Tear resistance measures resistance to propagation of existing tears rather than resistance to initial tearing. A standard test includes an initial 25-50mm cut in the fabric, then the cut is extended by pulling. The force required to extend the tear further is recorded. High tear resistance prevents small tears from catastrophically propagating. Standard tests include trapezoidal tear test (with specified specimen geometry) and propagating tear test. Puncture resistance measures resistance to puncture damage—a sphere or cone is pressed into the fabric and the force required to puncture is recorded. These properties are critical for membrane durability—a small tear from construction activity or foreign object impact could propagate catastrophically if tear resistance is inadequate. Quality assurance requires specified minimum tear and puncture resistance, verified by testing multiple samples.

Membrane panels are joined by seams created using various techniques—heat sealing, adhesive seaming, or stitching combined with sealant. Seam strength must equal or exceed fabric strength, or the seam becomes the failure point. Seam specimens are tested by pulling perpendicular to the seam line. Failure should occur in the fabric away from the seam, not at the seam itself. If seams fail before the fabric, the seaming process is inadequate and must be corrected. Quality assurance requires seam testing of every roll of fabric to ensure the seaming process produces adequate strength. Additionally, sealed seams are tested for adhesion—applying heat and pulling tape samples to confirm adhesion is strong. Poor adhesion leads to seam failure during service.

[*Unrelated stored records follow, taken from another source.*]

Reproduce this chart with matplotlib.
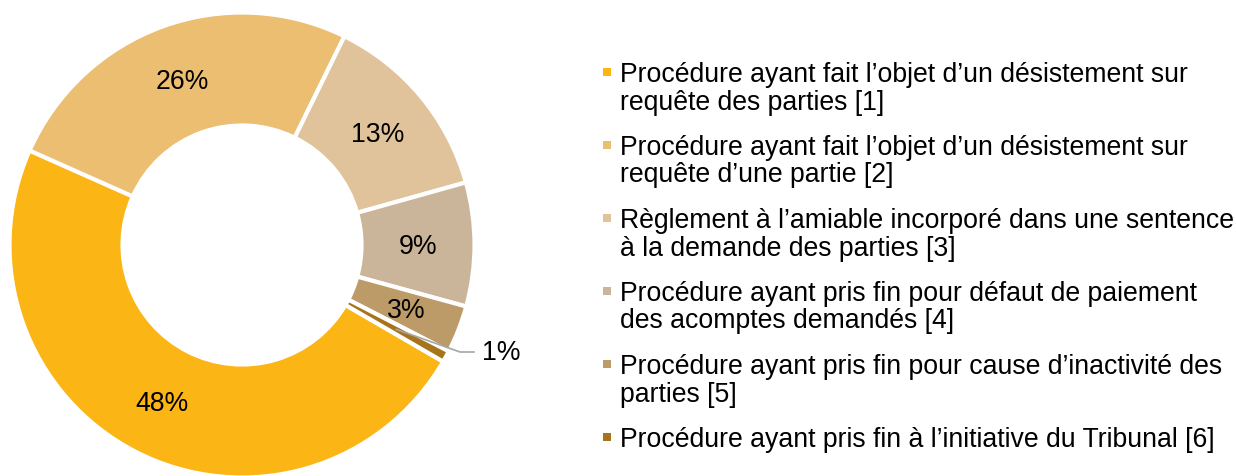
import matplotlib
matplotlib.use("Agg")
import matplotlib.pyplot as plt
from matplotlib.patches import Rectangle
import numpy as np

# ---- data ----
values = [48.3, 25.6, 13.4, 8.6, 3.3, 0.8]
pct_labels = ["48%", "26%", "13%", "9%", "3%", "1%"]
colors = ["#FBB515", "#EBBE72", "#E0C39B", "#CBB59A", "#BD9B68", "#A6741A"]
legend_labels = [
    ["Procédure ayant fait l\u2019objet d\u2019un désistement sur", "requête des parties [1]"],
    ["Procédure ayant fait l\u2019objet d\u2019un désistement sur", "requête d\u2019une partie [2]"],
    ["Règlement à l\u2019amiable incorporé dans une sentence", "à la demande des parties [3]"],
    ["Procédure ayant pris fin pour défaut de paiement", "des acomptes demandés [4]"],
    ["Procédure ayant pris fin pour cause d\u2019inactivité des", "parties [5]"],
    ["Procédure ayant pris fin à l\u2019initiative du Tribunal [6]"],
]

plt.rcParams['font.family'] = ['Liberation Sans', 'DejaVu Sans']
W, H = 1236, 476
fig = plt.figure(figsize=(W / 100, H / 100), dpi=100)

# donut geometry (pixels)
cx, cy, R = 242, 245, 232.5
ax = fig.add_axes([(cx - R) / W, (H - cy - R) / H, 2 * R / W, 2 * R / H])
wedges, _ = ax.pie(values, colors=colors, startangle=90 - 120.1, counterclock=False,
                   radius=1, wedgeprops=dict(width=0.486, edgecolor='white', linewidth=3))
ax.set_xlim(-1, 1)
ax.set_ylim(-1, 1)
ax.set_aspect('equal')
ax.axis('off')

fs = 19.2
rlab = 0.757
for i, (w, lab) in enumerate(zip(wedges, pct_labels)):
    th = np.deg2rad((w.theta1 + w.theta2) / 2)
    x, y = rlab * np.cos(th), rlab * np.sin(th)
    if i < len(wedges) - 1:
        ax.text(x, y - 0.01, lab, ha='center', va='center', fontsize=fs, color='#000000')
    else:
        ex, ey = (460 - cx) / R, -(352 - cy) / R
        hx = (474 - cx) / R
        ax.plot([x, ex, hx], [y, ey, ey], color='#A6A6A6', lw=1.2, clip_on=False)
        ax.text((482 - cx) / R, ey - 0.005, lab, ha='left', va='center', fontsize=fs, color='#000000')

# legend
base0 = 82
item_step = 73
line_step = 27.5
for k, (lines, col) in enumerate(zip(legend_labels, colors)):
    b = base0 + item_step * k
    fig.patches.append(Rectangle((603 / W, (H - (b - 6)) / H), 8 / W, 8 / H,
                                 transform=fig.transFigure, facecolor=col, edgecolor='none'))
    for j, ln in enumerate(lines):
        fig.text(620 / W, (H - (b + j * line_step)) / H, ln, ha='left', va='baseline',
                 fontsize=fs, color='#000000')

fig.savefig("out.png", dpi=100, facecolor='white')
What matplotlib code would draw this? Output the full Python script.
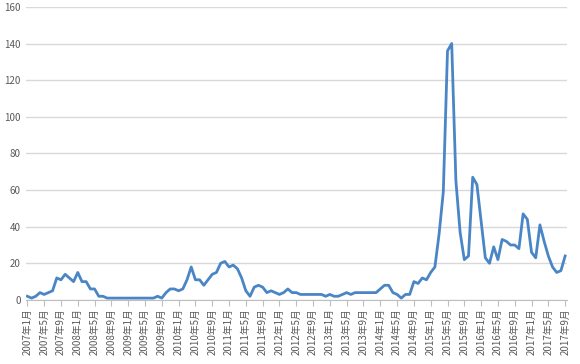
import matplotlib
matplotlib.use('Agg')
import matplotlib.pyplot as plt
import pandas as pd

plt.rcParams['font.family'] = ['Noto Sans CJK SC', 'DejaVu Sans']

# --- Data: monthly values, 2007-01 .. 2017-09 ---
values_2007 = [2, 1, 2, 4, 3, 4, 5, 12, 11, 14, 12, 10]
values_2008 = [15, 10, 10, 6, 6, 2, 2, 1, 1, 1, 1, 1]
values_2009 = [1, 1, 1, 1, 1, 1, 1, 2, 1, 4, 6, 6]
values_2010 = [5, 6, 11, 18, 11, 11, 8, 11, 14, 15, 20, 21]
values_2011 = [18, 19, 17, 12, 5, 2, 7, 8, 7, 4, 5, 4]
values_2012 = [3, 4, 6, 4, 4, 3, 3, 3, 3, 3, 3, 2]
values_2013 = [3, 2, 2, 3, 4, 3, 4, 4, 4, 4, 4, 4]
values_2014 = [6, 8, 8, 4, 3, 1, 3, 3, 10, 9, 12, 11]
values_2015 = [15, 18, 36, 59, 136, 140, 65, 37, 22, 24, 67, 63]
values_2016 = [43, 23, 20, 29, 22, 33, 32, 30, 30, 28, 47, 44]
values_2017 = [26, 23, 41, 32, 24, 18, 15, 16, 24]

values = (values_2007 + values_2008 + values_2009 + values_2010 + values_2011 +
          values_2012 + values_2013 + values_2014 + values_2015 + values_2016 +
          values_2017)
months = pd.date_range('2007-01-01', periods=len(values), freq='MS')
labels = [f'{m.year}年{m.month}月' for m in months]

# --- Plot ---
fig = plt.figure(figsize=(5.8, 3.64), dpi=100)
ax = fig.add_axes([0.045, 0.176, 0.933, 0.805])

x = list(range(len(values)))
ax.plot(x, values, color='#4a86c5', linewidth=2.0, solid_joinstyle='round')

ax.set_ylim(0, 160)
ax.set_yticks(range(0, 161, 20))
ax.set_xlim(-0.3, len(values) - 0.5)
ax.set_xticks(x[::4])
ax.set_xticklabels(labels[::4], rotation=90, fontsize=7, color='#595959')
ax.tick_params(axis='y', length=0, labelsize=7, labelcolor='#595959', pad=4)
ax.tick_params(axis='x', length=4, color='#bfbfbf', pad=2)

ax.grid(axis='y', color='#d9d9d9', linewidth=1)
ax.set_axisbelow(True)
for side in ['top', 'right', 'left']:
    ax.spines[side].set_visible(False)
ax.spines['bottom'].set_color('#bfbfbf')

plt.savefig('out.png', dpi=100)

Fabrics are subjected to accelerated aging simulating years of outdoor exposure. Standard procedures (like ASTM G154 xenon arc test or ASTM D4587 fluorescent UV test) expose samples to combined UV radiation, temperature cycling, and humidity variations. Test duration simulates equivalent of 5-20 years of outdoor exposure. After aging, fabric samples are re-tested for tensile strength, tear resistance, and seam strength. The property retention percentage (post-aging property divided by original property) indicates durability. Minimum acceptable retention is typically 80-90% depending on specification. For example, if original tensile strength is 100 kN/m and post-aging strength is 82 kN/m, the retention is 82%—still acceptable if specification requires >80%. Complete fabric samples (including seams, coatings, and reinforcing patches if applicable) are aged together to test realistic degradation. Quality assurance requires weathering test data demonstrating that aged fabric still meets functional requirements.

PVC coating quality and UV stabilizer package directly determine durability. High-quality PVC includes UV absorbers and hindered amine light stabilizers (HALS) that protect against degradation. Different manufacturers use different additive packages and concentrations, resulting in different durability levels. Quality assurance includes spectral analysis of the coating (analyzing light absorption characteristics to verify proper UV stabilizer package) and accelerated weathering testing to confirm stabilizers are effective. Coatings with inadequate stabilizers degrade rapidly, losing flexibility and strength within years rather than decades. Specifications should reference UV stabilizer type and concentration, or require weathering testing demonstrating adequate durability. Selection of high-quality fabric with proven durability history is more cost-effective than discovering durability problems after installation.

Fabric manufacturers conduct quality control testing on every production roll. Typical procedures include: tensile testing (typically 2-3 samples per roll in each direction), tear testing (1-2 samples), and visual inspection for coating defects, weave irregularities, or other manufacturing flaws. Results are documented and accompany each roll of fabric. A&E firms and contractors should request test certificates for every roll before accepting it. Construction management should verify that test results meet specifications before installation begins. Some manufacturers maintain certified test reports showing properties have been consistent over years of production, providing confidence in material quality.

Even excellent fabric and seaming materials can produce poor results if installation is inadequate. Seam installation requires strict quality control: surface preparation (clean, dry, free of dust and contaminants), proper temperature conditions (some seaming methods require specific temperature ranges), correct technique (proper heat/pressure/time for heat sealing; proper surface activation and timing for adhesive seaming), and post-installation curing (allowing adequate time before loading stress). Quality assurance during installation includes: visual inspection of seam appearance, peel testing of sample seams (peeling back a small section to verify adhesion), and documentation of seaming conditions. For critical structures, comprehensive testing of installed seams (shear and peel tests on multiple locations) provides confidence that installation was successful.